* Material provided *
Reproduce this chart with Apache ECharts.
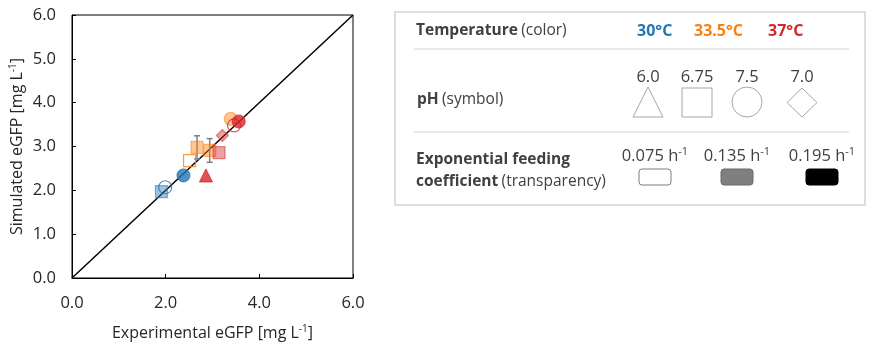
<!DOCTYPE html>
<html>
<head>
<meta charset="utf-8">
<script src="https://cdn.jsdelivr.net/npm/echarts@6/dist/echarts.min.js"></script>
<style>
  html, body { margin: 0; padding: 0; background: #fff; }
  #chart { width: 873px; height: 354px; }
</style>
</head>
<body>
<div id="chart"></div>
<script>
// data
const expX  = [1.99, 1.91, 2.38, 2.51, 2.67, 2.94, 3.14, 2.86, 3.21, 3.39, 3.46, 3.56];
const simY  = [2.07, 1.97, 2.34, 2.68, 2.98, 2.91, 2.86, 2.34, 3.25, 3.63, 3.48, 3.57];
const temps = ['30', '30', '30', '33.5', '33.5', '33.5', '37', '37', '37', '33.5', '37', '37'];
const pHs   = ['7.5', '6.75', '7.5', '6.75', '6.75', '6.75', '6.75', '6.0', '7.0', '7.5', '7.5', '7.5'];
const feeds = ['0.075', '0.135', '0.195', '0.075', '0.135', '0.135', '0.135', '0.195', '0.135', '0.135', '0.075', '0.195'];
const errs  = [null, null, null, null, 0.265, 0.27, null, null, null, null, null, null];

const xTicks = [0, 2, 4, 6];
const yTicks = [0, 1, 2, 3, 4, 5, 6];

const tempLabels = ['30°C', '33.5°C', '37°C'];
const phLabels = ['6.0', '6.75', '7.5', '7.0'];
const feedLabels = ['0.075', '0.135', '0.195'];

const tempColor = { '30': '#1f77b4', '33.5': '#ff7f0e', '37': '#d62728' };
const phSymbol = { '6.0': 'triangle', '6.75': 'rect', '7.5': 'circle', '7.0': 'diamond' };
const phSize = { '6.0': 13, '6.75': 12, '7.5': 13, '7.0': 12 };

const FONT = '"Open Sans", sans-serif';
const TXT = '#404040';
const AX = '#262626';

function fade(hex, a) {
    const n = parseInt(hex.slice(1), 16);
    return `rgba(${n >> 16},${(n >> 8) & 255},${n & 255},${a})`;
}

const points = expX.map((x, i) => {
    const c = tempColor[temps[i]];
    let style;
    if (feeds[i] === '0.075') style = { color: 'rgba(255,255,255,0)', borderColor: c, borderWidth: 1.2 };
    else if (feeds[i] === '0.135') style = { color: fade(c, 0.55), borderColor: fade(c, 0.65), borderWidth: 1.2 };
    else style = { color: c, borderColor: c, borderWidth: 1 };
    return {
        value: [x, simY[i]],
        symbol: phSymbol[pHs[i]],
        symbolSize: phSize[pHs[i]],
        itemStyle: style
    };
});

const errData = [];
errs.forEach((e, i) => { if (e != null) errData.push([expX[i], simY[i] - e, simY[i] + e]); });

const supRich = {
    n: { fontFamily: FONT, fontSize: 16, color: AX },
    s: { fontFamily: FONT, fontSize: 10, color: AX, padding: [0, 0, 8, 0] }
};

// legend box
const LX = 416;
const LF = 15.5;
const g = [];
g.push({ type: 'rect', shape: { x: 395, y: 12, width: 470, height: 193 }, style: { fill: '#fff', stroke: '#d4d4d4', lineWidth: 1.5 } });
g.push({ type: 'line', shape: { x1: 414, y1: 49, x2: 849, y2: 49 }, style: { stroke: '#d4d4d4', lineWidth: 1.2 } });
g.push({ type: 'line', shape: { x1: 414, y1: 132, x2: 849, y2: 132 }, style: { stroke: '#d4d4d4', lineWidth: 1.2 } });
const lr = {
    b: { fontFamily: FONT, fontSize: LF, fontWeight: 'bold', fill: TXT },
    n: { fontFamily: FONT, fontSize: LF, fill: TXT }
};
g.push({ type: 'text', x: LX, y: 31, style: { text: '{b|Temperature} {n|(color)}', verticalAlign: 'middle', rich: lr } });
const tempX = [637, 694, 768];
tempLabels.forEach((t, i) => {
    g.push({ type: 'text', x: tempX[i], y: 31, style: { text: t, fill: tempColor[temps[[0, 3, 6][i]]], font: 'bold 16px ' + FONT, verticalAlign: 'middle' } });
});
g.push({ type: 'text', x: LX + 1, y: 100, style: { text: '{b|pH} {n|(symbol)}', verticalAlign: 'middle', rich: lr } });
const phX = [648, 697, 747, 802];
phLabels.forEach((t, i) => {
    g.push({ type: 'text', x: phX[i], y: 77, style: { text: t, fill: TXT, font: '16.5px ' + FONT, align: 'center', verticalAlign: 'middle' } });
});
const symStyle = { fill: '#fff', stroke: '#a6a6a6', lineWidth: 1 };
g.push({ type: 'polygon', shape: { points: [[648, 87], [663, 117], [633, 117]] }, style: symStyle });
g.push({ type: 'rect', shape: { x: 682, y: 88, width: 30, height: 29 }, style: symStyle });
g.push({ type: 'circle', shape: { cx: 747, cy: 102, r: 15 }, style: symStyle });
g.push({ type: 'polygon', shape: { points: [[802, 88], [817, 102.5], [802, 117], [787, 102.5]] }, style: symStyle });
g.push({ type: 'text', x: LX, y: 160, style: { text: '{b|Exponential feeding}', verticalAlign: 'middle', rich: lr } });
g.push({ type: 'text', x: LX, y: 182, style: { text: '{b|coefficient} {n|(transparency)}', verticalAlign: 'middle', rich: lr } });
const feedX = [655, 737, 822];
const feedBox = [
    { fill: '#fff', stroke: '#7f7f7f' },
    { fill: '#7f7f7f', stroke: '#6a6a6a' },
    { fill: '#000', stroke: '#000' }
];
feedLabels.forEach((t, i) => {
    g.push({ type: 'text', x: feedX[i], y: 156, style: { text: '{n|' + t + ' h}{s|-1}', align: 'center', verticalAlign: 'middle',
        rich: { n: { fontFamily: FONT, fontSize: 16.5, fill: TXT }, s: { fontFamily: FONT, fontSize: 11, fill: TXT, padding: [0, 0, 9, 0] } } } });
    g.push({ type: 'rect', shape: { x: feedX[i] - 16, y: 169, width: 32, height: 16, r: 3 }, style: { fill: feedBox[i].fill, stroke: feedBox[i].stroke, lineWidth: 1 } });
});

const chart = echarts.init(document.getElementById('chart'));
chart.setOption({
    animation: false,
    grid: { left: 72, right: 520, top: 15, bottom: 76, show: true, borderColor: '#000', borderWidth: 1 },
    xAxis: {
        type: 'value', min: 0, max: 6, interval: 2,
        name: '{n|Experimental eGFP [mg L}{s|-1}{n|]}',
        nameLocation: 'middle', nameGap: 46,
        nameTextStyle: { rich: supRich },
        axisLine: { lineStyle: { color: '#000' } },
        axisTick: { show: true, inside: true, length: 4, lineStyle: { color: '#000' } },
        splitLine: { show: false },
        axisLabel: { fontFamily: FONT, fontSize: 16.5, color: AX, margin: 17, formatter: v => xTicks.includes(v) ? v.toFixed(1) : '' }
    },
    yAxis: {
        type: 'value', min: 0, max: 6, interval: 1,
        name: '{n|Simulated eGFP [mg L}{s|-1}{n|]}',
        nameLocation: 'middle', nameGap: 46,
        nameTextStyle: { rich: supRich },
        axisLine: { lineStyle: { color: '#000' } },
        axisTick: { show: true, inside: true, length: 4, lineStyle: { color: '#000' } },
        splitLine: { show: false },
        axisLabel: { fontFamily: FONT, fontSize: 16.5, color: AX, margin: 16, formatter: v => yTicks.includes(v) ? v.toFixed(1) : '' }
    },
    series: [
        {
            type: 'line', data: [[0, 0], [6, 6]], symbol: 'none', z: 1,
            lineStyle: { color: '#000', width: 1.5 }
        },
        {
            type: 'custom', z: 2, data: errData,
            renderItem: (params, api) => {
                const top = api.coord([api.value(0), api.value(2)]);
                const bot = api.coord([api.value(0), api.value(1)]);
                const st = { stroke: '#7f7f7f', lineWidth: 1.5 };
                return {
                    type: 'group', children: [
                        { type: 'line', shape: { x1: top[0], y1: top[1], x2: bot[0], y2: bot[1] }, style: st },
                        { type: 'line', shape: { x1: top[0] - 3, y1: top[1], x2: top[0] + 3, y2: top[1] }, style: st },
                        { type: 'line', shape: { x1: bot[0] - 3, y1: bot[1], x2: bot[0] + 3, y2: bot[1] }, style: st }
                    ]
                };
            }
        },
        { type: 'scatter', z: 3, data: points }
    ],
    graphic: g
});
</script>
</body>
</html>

* Request *
Starting at the top of the listing above, please restate word for word each line up to and including the one that holds "const yTicks = [0, 1, 2, 3, 4, 5, 6];", omitting every image.

* Written solution *
Reproduce this chart with Apache ECharts.
<!DOCTYPE html>
<html>
<head>
<meta charset="utf-8">
<script src="https://cdn.jsdelivr.net/npm/echarts@6/dist/echarts.min.js"></script>
<style>
  html, body { margin: 0; padding: 0; background: #fff; }
  #chart { width: 873px; height: 354px; }
</style>
</head>
<body>
<div id="chart"></div>
<script>
// data
const expX  = [1.99, 1.91, 2.38, 2.51, 2.67, 2.94, 3.14, 2.86, 3.21, 3.39, 3.46, 3.56];
const simY  = [2.07, 1.97, 2.34, 2.68, 2.98, 2.91, 2.86, 2.34, 3.25, 3.63, 3.48, 3.57];
const temps = ['30', '30', '30', '33.5', '33.5', '33.5', '37', '37', '37', '33.5', '37', '37'];
const pHs   = ['7.5', '6.75', '7.5', '6.75', '6.75', '6.75', '6.75', '6.0', '7.0', '7.5', '7.5', '7.5'];
const feeds = ['0.075', '0.135', '0.195', '0.075', '0.135', '0.135', '0.135', '0.195', '0.135', '0.135', '0.075', '0.195'];
const errs  = [null, null, null, null, 0.265, 0.27, null, null, null, null, null, null];

const xTicks = [0, 2, 4, 6];
const yTicks = [0, 1, 2, 3, 4, 5, 6];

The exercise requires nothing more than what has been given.